Is everything in life a gamble? I’d be willing to bet that anything can be gambled on. Author Mar Preston, in her second mystery novel No Dice, suggests casino gambling, real estate, and politics as examples. Another example might be selecting a title by an unfamiliar, self-published author.

No Dice offers an interesting premise presented in an excruciating way:  a popular city will soon be voting on whether or not to allow casinos. Tourism is booming, everyone (almost) is making money, but gambling will bring in even bigger bucks, or so hope those behind the push for casinos. A councilwoman opposed to the election is murdered the night the council votes to proceed. Who done it? Was it a member of the anti-gambling coalition or was it one of the “big gambling” interests? Perversely, as always, I was hoping that it would somehow be totally unrelated to the gambling issue.

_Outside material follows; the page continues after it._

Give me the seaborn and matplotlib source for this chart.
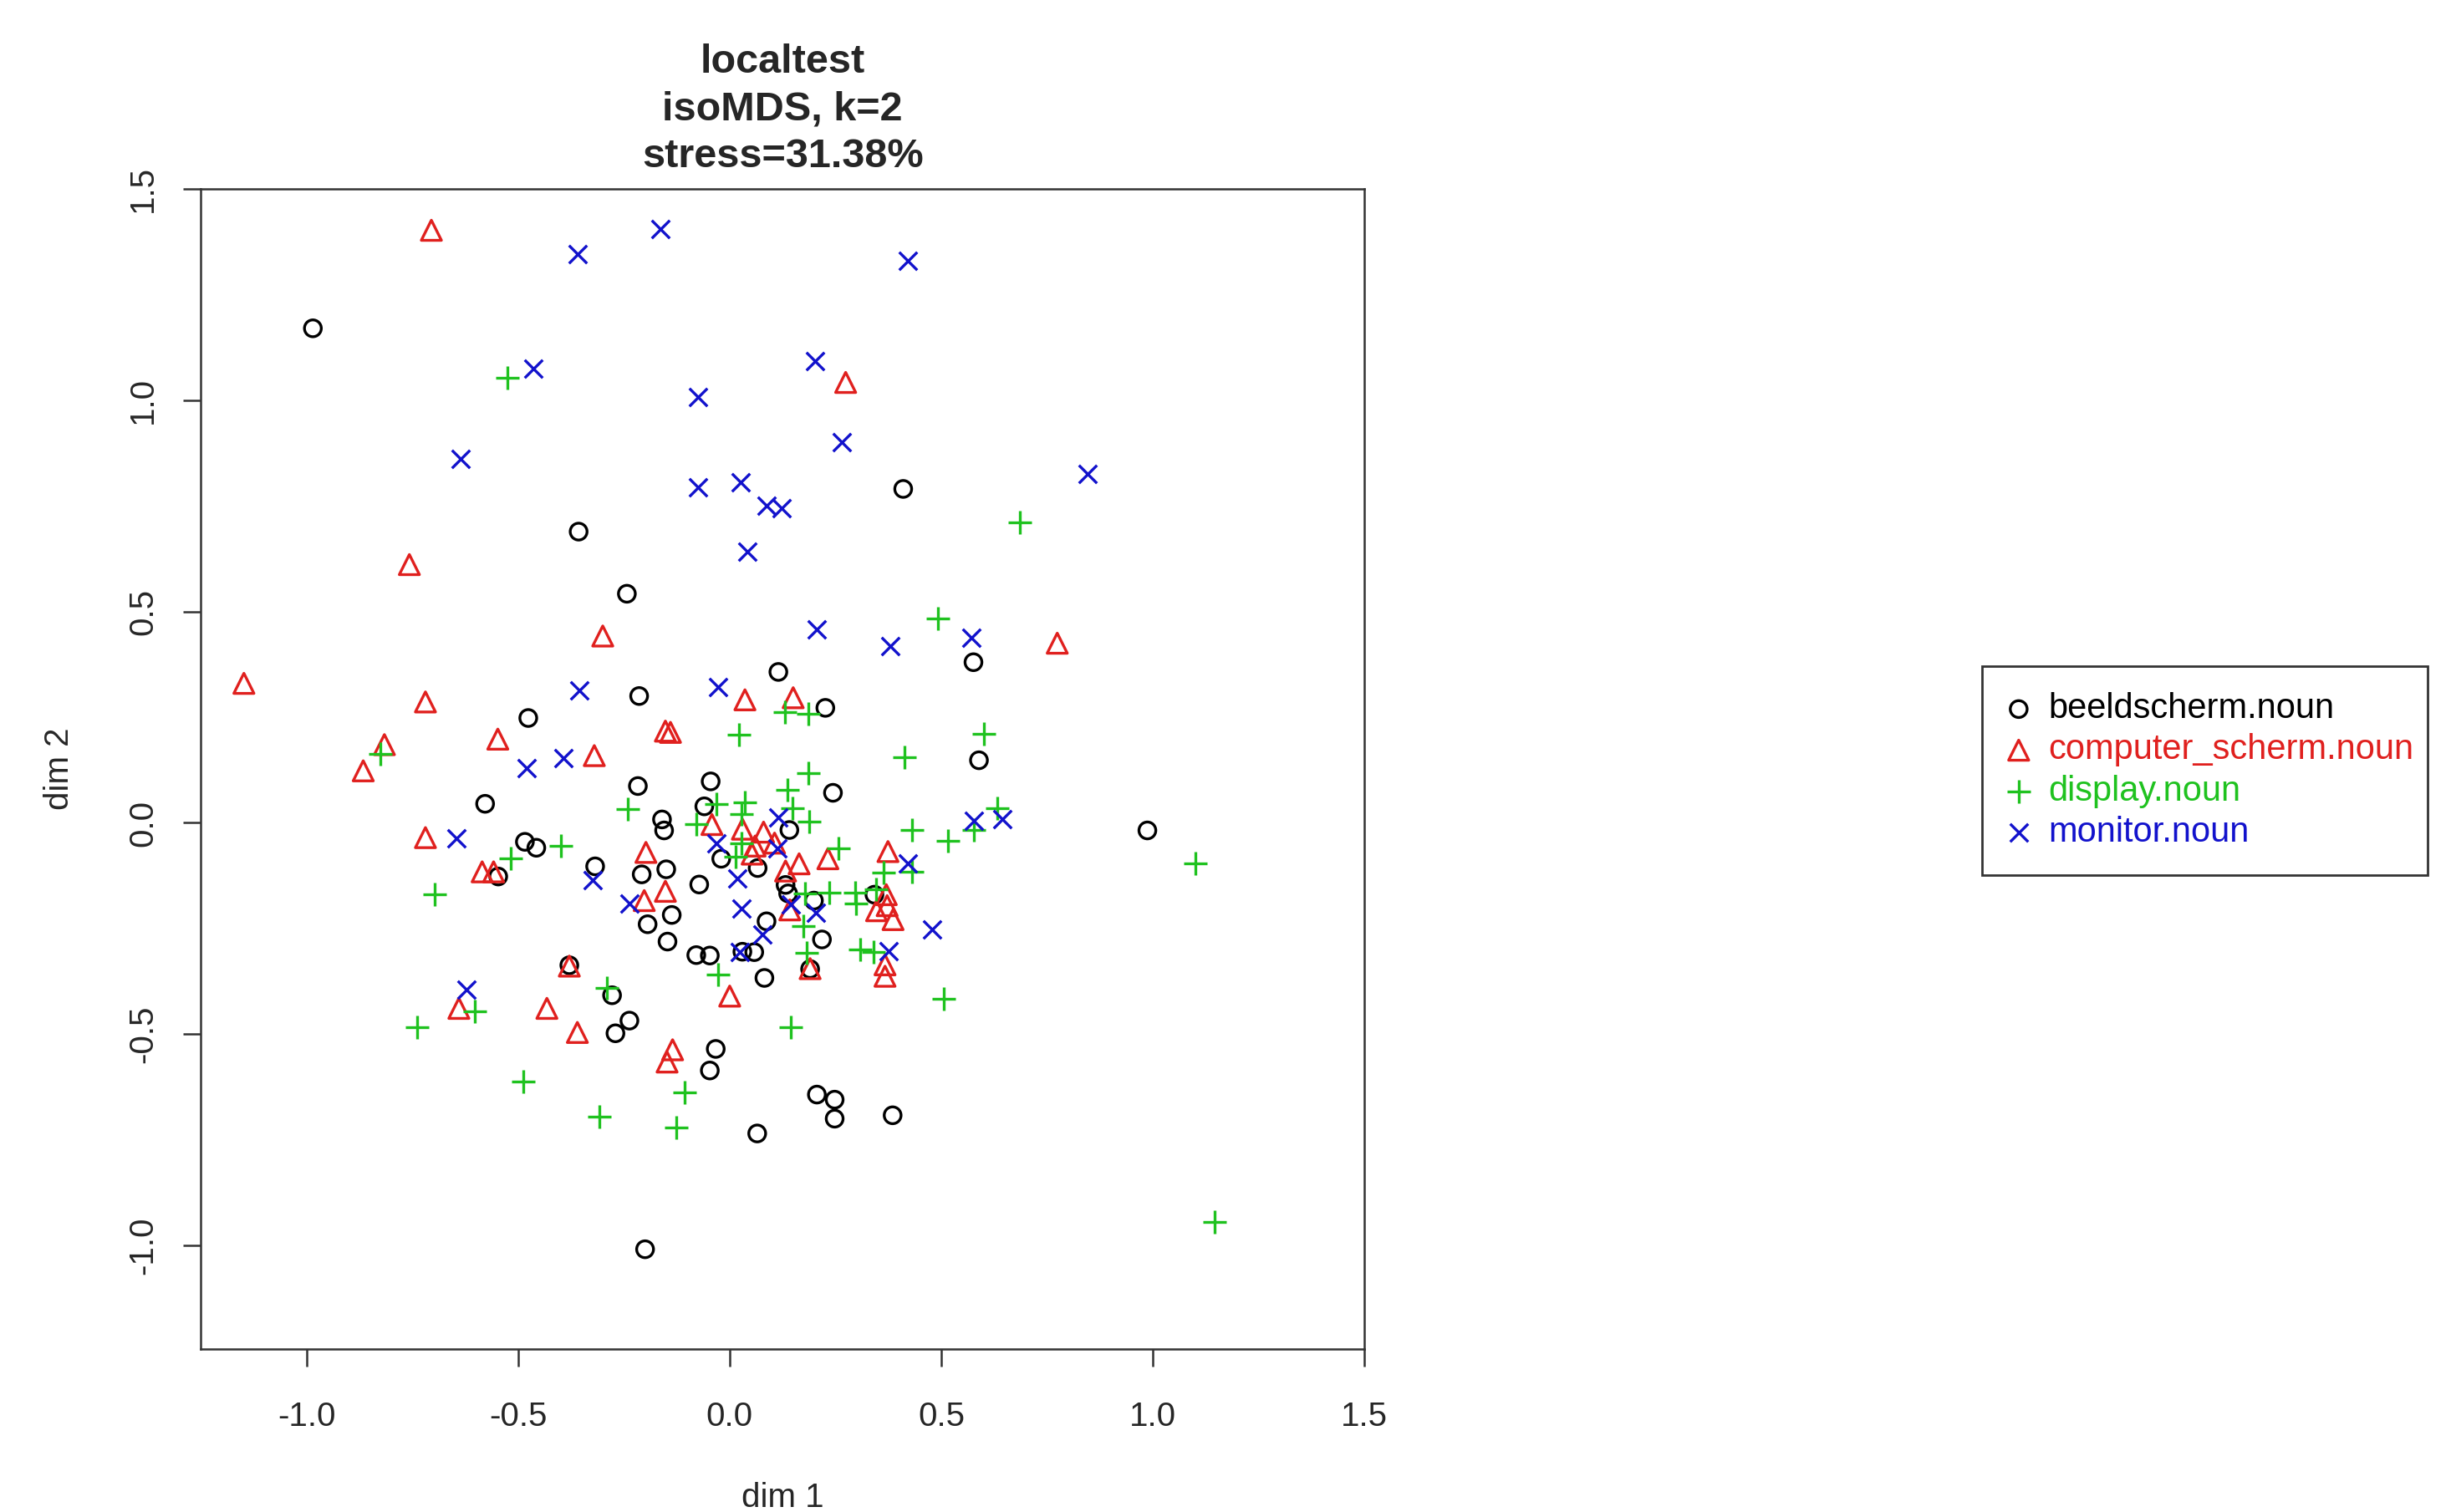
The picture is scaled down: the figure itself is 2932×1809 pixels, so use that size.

Those who have seen Amadeus (1984) are sure to remember the scene in which Emperor Joseph II (Jeffrey Jones) pronounces that a Mozart (Tom Hulce) work had too many notes. One criticism of No Dice travels the same road: there are too many words. It’s not that there is a defining limit to the length of a novel, but there is a limit to how many words can be used to tell a particular story well, without repetition and unnecessary scenes. Complicating this, No Dice is a compendium of typos, misspellings, poor grammar, and bad editing. Harsh words, I realize, but the book is so poorly edited that parts of the telling don’t make sense.

Regular readers of this feature know that I like sentence fragments. Really like them.  However, there is a huge difference between sentence fragments and strings of unrelated words that express nothing (although the reader may express frustration). Undecipherable fragments are but one of the problems with No Dice.

No Dice is littered with inconsistencies, improbabilities, impossibilities, and outright contradictions. Within its pages are passages that say exactly the opposite of what the author was attempting to convey. There are flashbacks that do little to support the story, too many incidents unrelated to the plot, side stories that go unresolved or are resolved in the most unlikely manner, and enough repetition that the book could have been half its 345-page length (yes,  172.5 pages are enough to adequately tell this story).  Additionally, scene changes are not distinguished by space or typographical symbols and add to the confusion.

Most readers know that it is nearly impossible to find a book without any typos or grammatical errors, and it is disturbing to find them in expensive hardcovers from best-selling authors and large publishing houses. Because many self-published authors are self-edited or use volunteer (family, friends) editors, I tend to allow them more leeway and will not comment on the editing unless it distracts from or ruins the story.

I willingly overlook a dozen errors, despite my belief that things I purchase should not need to be “fixed.” This mental “fixing” of flagrant errors forces the reader to re-assume the mantle of disbelief, thereby interrupting or disturbing the flow of the story.  (For a more detailed analysis, click here.)

Truly, I enjoy self-published books. I admire the authors for putting themselves out there, and I have read quite a few novels that were well worth the time spent on them – by both the writers and me. Unfortunately, authors are like words … there are just too many of them.